Corinne Schmidhauser, Anwältin, Präsidentin Antidoping Schweiz, Grossrätin Kt. Bern, ehem. Skirennfahrerin
Guten Journalismus heute
Wir sind mitten in einer Informationsinflation, einer Inflation des Halbwissens auch, des schon-mal-irgendwo-gelesen-haben’s, meist on- manchmal auch offline. Das «Informationsmonopol» ist den Journalisten längst abhanden gekommen. Immer wichtiger deshalb für mich als Userin: kann ich der Quelle meiner Informationen trauen? Was ist wahr und was ist cyper-(trash) talk?
Seriöse Wissensvermittlung scheint mir wichtiger denn je.
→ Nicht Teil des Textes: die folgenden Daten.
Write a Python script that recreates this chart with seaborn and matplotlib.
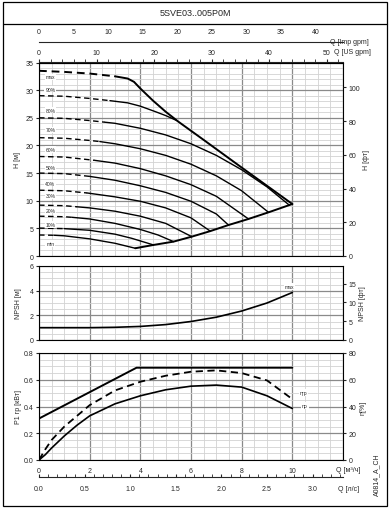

Verantwortungsvolles umgehen mit den Quellen – zentral!
Aber guter Journalismus ist mehr: Dieser Journalist, diese Journalistin gibt mir das Gefühl, sie habe nachgedacht, bevor sie geschrieben oder gesendet hat. Er gibt mir die Sicherheit, dass er akribisch korrekt recherchiert hat, sie lässt mich mit ihren Augen Zusammenhänge erkennen, lässt mich mein Halbwissen verifizieren oder dementieren und das Vertrauen gewinne ich, weil er auch den Genitiv und die Orthografie kennt. Durchaus spielerisch, durchaus modern, aber bitte in einer Sprache, nicht im Slang des Porträtierten.
Das möchte ich lesen, das möchte ich hören oder sehen – das bin ich auch bereit zu honorieren. Aber nur das. Lässig hingeworfenes Halbwissen, schlecht recherchierte, oder schlimmer, falsch zitierte, Quellen, schludrig geschriebene Essays, sprachlich in falschen Bildern aufbereitet – ärgern mich und lassen mich die Seite drehen oder weiterklicken. Das bekomme ich ohne weiteres auch im Facebook, auf Twitter, überall halt. Kostenlos. Vertrauenslos.
Ich weiss, die Ansprüche sind hoch und ich weiss auch, dass die Wirtschaftlichkeit dieses hohen Gutes (noch) nicht überall erkannt ist. Aber ich bin überzeugt, dass sich die Spreu vom Weizen trennen wird, weil das eine hat keinen Mehrwert (mehr) in unserer vernetzten Welt. Ich glaube, dass die allgemeine Verfügbarkeit von Informationshäppchen eine Chance ist für den qualitativen Journalismus. Aber nur für ihn. Das ist ein Wunsch und ein Ziel zugleich. Ein lohnenswertes Ziel finde ich. Denn ich gebe es gerne zu, ich schätze guten Journalismus ausserordentlich, für mich persönlich, aber mehr noch, für unsere Gesellschaft als Ganzes.